Usage Case: just not getting the performance I was hoping for

B.Candler at pobox.com (Brian Candler) · Thu, 15 Mar 2012 07:22:52 +0000

On Wed, Mar 14, 2012 at 11:09:28PM -0500, D. Dante Lorenso wrote:
> get 50-60 MB/s transfer speeds tops when sending large files (> 2GB)
> to gluster. When copying a directory of small files, we get <= 1
> MB/s performance!
> 
> My question is ... is this right?  Is this what I should expect from
> Gluster, or is there something we did wrong?  We aren't using super
> expensive equipment, granted, but I was really hoping for better
> performance than this given that raw drive speeds using dd show that
> we can write at 125+ MB/s to each "brick" 2TB disk.

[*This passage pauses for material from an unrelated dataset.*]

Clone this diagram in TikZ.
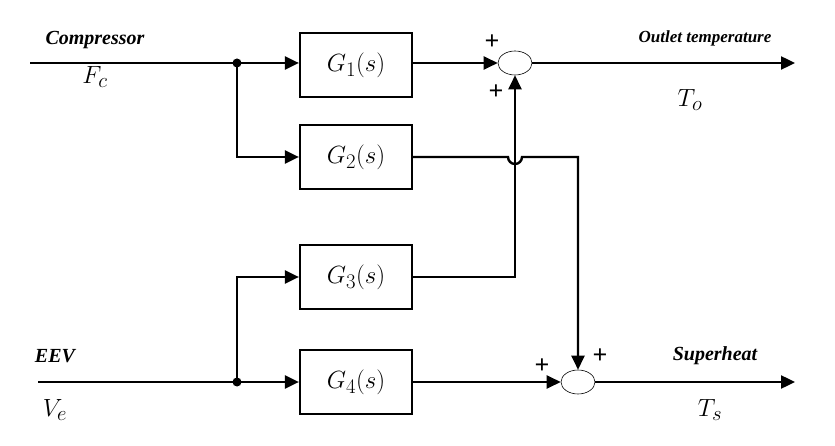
\documentclass[tikz,border=0pt]{standalone}
\usepackage{fontspec}
\setmainfont{Liberation Serif}
\usetikzlibrary{arrows.meta,shapes.geometric}
\begin{document}
\begin{tikzpicture}[x=1pt,y=-1pt,
  blk/.style={draw,line width=2.2pt,minimum width=112pt,minimum height=64pt,font=\fontsize{31}{34}\selectfont},
  sum/.style={draw,ellipse,line width=0.6pt,minimum width=34pt,minimum height=24pt,inner sep=0pt},
  w/.style={line width=2.4pt},
  a/.style={w,-{Triangle[length=14pt,width=13pt]}},
  lab/.style={font=\fontsize{20}{22}\selectfont\bfseries\itshape},
  sm/.style={font=\fontsize{17}{19}\selectfont\bfseries\itshape},
  var/.style={font=\fontsize{31}{34}\selectfont},
  pl/.style={font=\fontsize{26}{26}\selectfont\bfseries}]
\useasboundingbox (0,0) rectangle (835,446);
\node[blk] (g1) at (356,65) {$G_1(s)$};
\node[blk] (g2) at (356,157) {$G_2(s)$};
\node[blk] (g3) at (356,277) {$G_3(s)$};
\node[blk] (g4) at (356,382) {$G_4(s)$};
\node[sum] (s1) at (515,63) {};
\node[sum] (s2) at (578,382) {};
\coordinate (in1) at (30,63);
\coordinate (in2) at (38,382);
\coordinate (j1) at (237,63);
\coordinate (j2) at (237,382);
\coordinate (o1) at (795,63);
\coordinate (o2) at (795,382);
\fill (j1) circle (4.5pt);
\fill (j2) circle (4.5pt);
\draw[a] (in1) -- (g1.west|-in1);
\draw[a] (j1) |- (g2.west);
\draw[a] (g1.east|-s1) -- (s1.west);
\draw[a] (s1.east) -- (o1);
\draw[a] (in2) -- (g4.west|-in2);
\draw[a] (j2) |- (g3.west);
\draw[a] (g4.east|-s2) -- (s2.west);
\draw[a] (s2.east) -- (o2);
\draw[a] (g3.east) -| (s1.south);
\draw[a] (g2.east) -- (508,157) arc[start angle=180,end angle=0,radius=7] -- (578,157) -- (s2.north);
\node[lab] (c) at (95,40) {Compressor};
\node[var] (fc) at (95,77) {$F_c$};
\node[sm] (ot) at (705,38) {Outlet temperature};
\node[var] (to) at (690,100) {$T_o$};
\node[lab] (e) at (55,356) {EEV};
\node[var] (ve) at (55,410) {$V_e$};
\node[lab] (sh) at (715,356) {Superheat};
\node[var] (ts) at (710,410) {$T_s$};
\node[pl] (p1) at (492,42) {+};
\node[pl] (p2) at (496,92) {+};
\node[pl] (p3) at (542,366) {+};
\node[pl] (p4) at (600,356) {+};
\end{tikzpicture}
\end{document}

Unfortunately I don't have any experience with replicated volumes, but the
raw glusterfs protocol is very fast: a single brick which is a 12-disk raid0
stripe can give 500MB/sec easily over 10G ethernet without any tuning.

I would expect a distributed volume to work fine too, as it just sends each
request to one of N nodes.

Striped volumes are unfortunately broken on top of XFS at the moment:
http://oss.sgi.com/archives/xfs/2012-03/msg00161.html

Replicated volumes, from what I've read, need to touch both servers even for
read operations (for the self-healing functionality), and that could be a
major bottleneck.

But there are a few basic things to check:

(1) Are you using XFS for the underlying filesystems? If so, did you mount
them with the "inode64" mount option?  Without this, XFS performance sucks
really badly for filesystems >1TB

Without inode64, even untarring files into a single directory will make XFS
distribute them between AGs, rather than allocating contiguous space for
them.

This is a major trip-up and there is currently talk of changing the default
to be inode64.

(2) I have this in /etc/rc.local:

for i in /sys/block/sd*/bdi/read_ahead_kb; do echo 1024 >"$i"; done
for i in /sys/block/sd*/queue/max_sectors_kb; do echo 1024 >"$i"; done

> If I can't get gluster to work, our fail-back plan is to convert
> these 8 servers into iSCSI targets and mount the storage onto a
> Win2008 head and continue sharing to the network as before.
> Personally, I would rather us continue moving toward CentOS 6.2 with
> Samba and Gluster, but I can't justify the change unless I can
> deliver the performance.

Optimising replicated volumes I can't help with.

However if you make a simple RAID10 array on each server, and then join the
servers into a distributed gluster volume, I think it will rock.  What you
lose is the high-availability, i.e.  if one server fails a proportion of
your data becomes unavailable until you fix it - but that's no worse than
your iSCSI proposal (unless you are doing something complex, like drbd
replication between pairs of nodes and HA failover of the iSCSI target)

BTW, Linux md RAID10 with 'far' layout is really cool; for reads it performs
like a RAID0 stripe, and it reduces head seeking for random access.

Regards,

Brian.